Industrial teams should improve the workflows where timing and external volatility change margin before a monthly planning cycle catches up. Procurement timing is usually the first candidate when raw materials or energy-heavy inputs drive cost exposure.
Sequencing matters. The strongest order of attack we see in industrial proof-of-value engagements follows the cost of waiting:
- Raw-material buy timing, where a missed window moves cost into margin before sales sees it.
- Supplier negotiation, when buyers need external evidence to challenge price or terms.
- Inventory and allocation, when supply risk starts to move service levels.
- Pricing and quoting, when commercial teams commit customer prices while input costs are still in motion.
The fertiliser double-exposure case is useful here because input cost and selling price can move in different directions at the same time. That is exactly the shape of decision a planning system alone struggles to resolve.
Decision confidence under input volatility
The real test of a decision intelligence platform is whether a hard call becomes easier to defend after the fact. When outside markets move, a shared decision record matters as much as the forecast, because it shows why the team committed with imperfect information. That record is what stops your organisation from reopening the same argument every time a price or delivery signal moves.
The value shows up in the quality of the commitment, not only the quality of the analysis. A strong first use case has a visible cost of waiting and a named owner who has to defend the call. The platform earns its place by strengthening ERP, planning and spreadsheet workflows where those systems currently stop short of guidance.
The practical next step is narrow. Pick one high-value material or one recurring decision type where volatility already affects margin, and use that first proof of value to test whether the platform improves decision timing, forecast trust and internal alignment before you widen the scope.
Frequently Asked Questions (FAQ)
Can a decision intelligence platform work with ERP systems and spreadsheets?
Yes. A decision intelligence platform can work with ERP exports and spreadsheets when it is built as a decision layer rather than a system replacement. For industrial teams, the clean first test is one material or category where existing systems already hold useful internal data, which keeps the proof of value focused and fast.
Does decision intelligence automate procurement decisions?
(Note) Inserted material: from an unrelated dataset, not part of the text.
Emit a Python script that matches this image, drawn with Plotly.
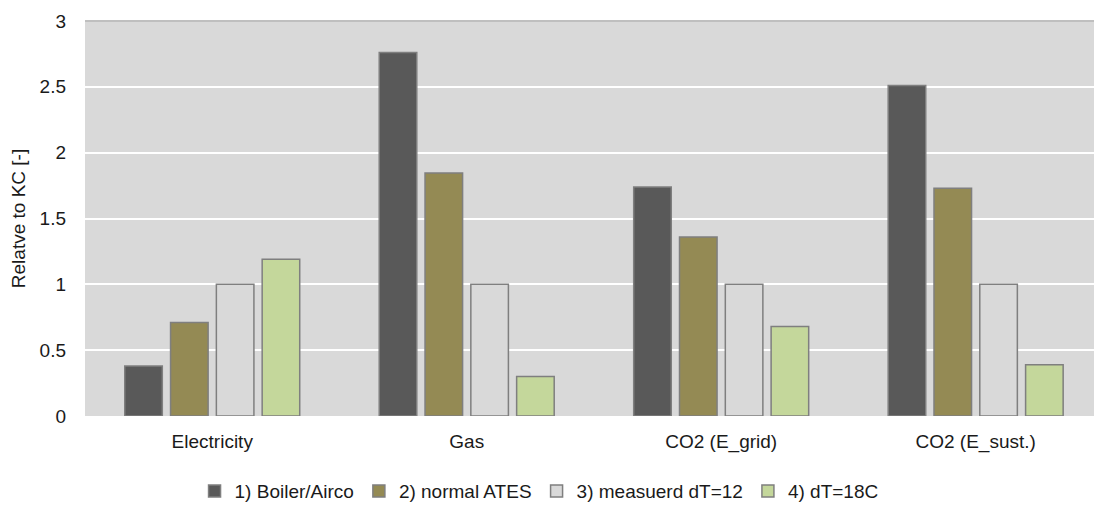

Usually no for high-impact industrial commitments. The safer model is human approval, where the platform recommends an option and the team approves or overrides it with a documented reason. Automation can support low-risk repeat decisions, but procurement exposure of any size usually needs governance and a named owner on the call.
How does decision intelligence improve buy timing?
It improves buy timing by connecting external signals to the cost of acting now and the risk of waiting. The buyer sees whether confidence is strong enough to commit before the market fully moves. The decision then becomes easier to defend internally because the reasoning, the signals and the risk band are all recorded.
Can decision intelligence help pricing teams protect margin?
Yes. Decision intelligence helps pricing teams when input-cost forecasts affect customer quotes or contract timing. The platform should show how cost exposure changes margin, then support the call on whether to hold price, adjust price or renegotiate terms. That keeps procurement and sales working from one external signal view.
How do APIs fit into a decision intelligence platform?
APIs let teams use forecasts and risk bands inside existing products or workflows. The useful output gives an agent or downstream system market context with uncertainty and exposure attached, not just a written summary of recent news. That makes the response actionable for market-risk tools, internal apps or commodity-focused agents.
What happens when a decision intelligence forecast is wrong?
A good platform makes the miss visible and useful. It should show which drivers changed, what assumption failed and how the decision performed against the risk band. Your team can then update its decision rules and thresholds instead of treating the forecast as a one-off failure, which is how the system actually learns.